En 1521, c’est-à-dire à l’heure où Hernand Cortès débarquait à Vera-Cruz, régnait sur le royaume de Michuacan le roi Tzimtzicha, autrement dit « celui qui édifie des forteresses. » Fils de Siguangua le Vaillant, Tzimtzicha, déjà âgé de plus de quarante ans, était, rapporte l’histoire, silencieux, hypocrite, fanatique. Assez indifférent aux principes moraux de sa religion nationale, il se montrait, en revanche, très soucieux de ses pompes extérieures. Un des premiers actes de sa puissance fut de mettre à mort quatre de ses frères dont il redoutait l’influence, dont il déplora ensuite le supplice avec une feinte douleur, en l’imputant à l’un de ses ministres.

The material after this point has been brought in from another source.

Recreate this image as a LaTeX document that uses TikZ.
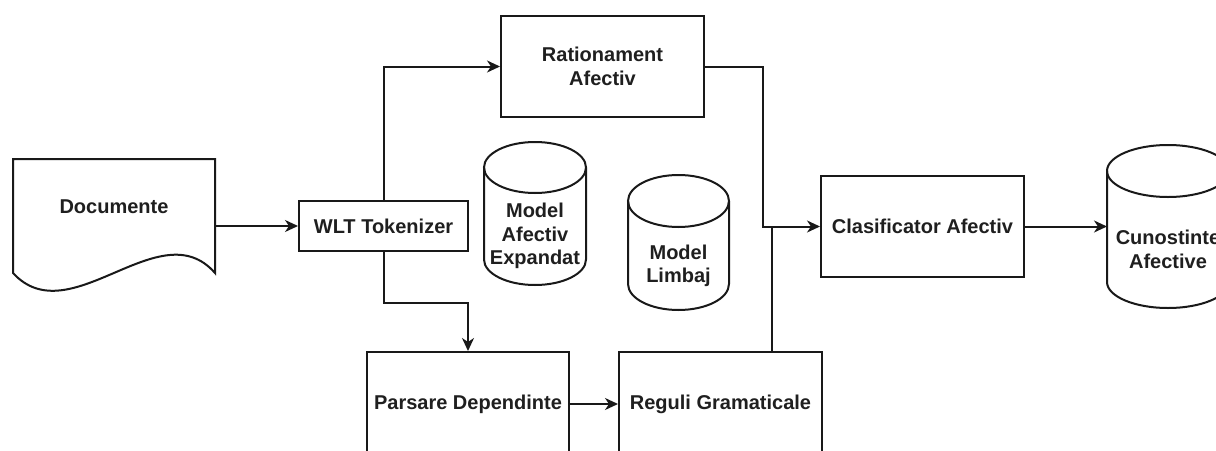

Tzimtzicha apprit l’arrivée des Espagnols au Mexique, puis leur audacieuse marche sur Mexico, par des ambassadeurs qui, au Dom de Moteuczoma II d’abord, puis de Cuanhtémotzin ensuite, vinrent lui proposer une alliance contre ces étrangers, dans lesquels il fallait voir des ennemis communs. Si Cuanhtémotzin eût réussi à grouper dans une ligue défensive toutes les nations qui entouraient son empire, la conquête du continent américain, au moins sur ce point, eût certainement été retardée. Mais la haine qu’inspiraient les Aztèques à leurs voisins était si violente qu’elle l’emporta partout sur la raison. Après avoir un moment vacillé, cédé aux conseils des chefs de ses guerriers, qui souhaitaient se mesurer avec les envahisseurs, Tzimtzicha licencia brusquement l’armée de secours qu’il avait réunie et se tint neutre.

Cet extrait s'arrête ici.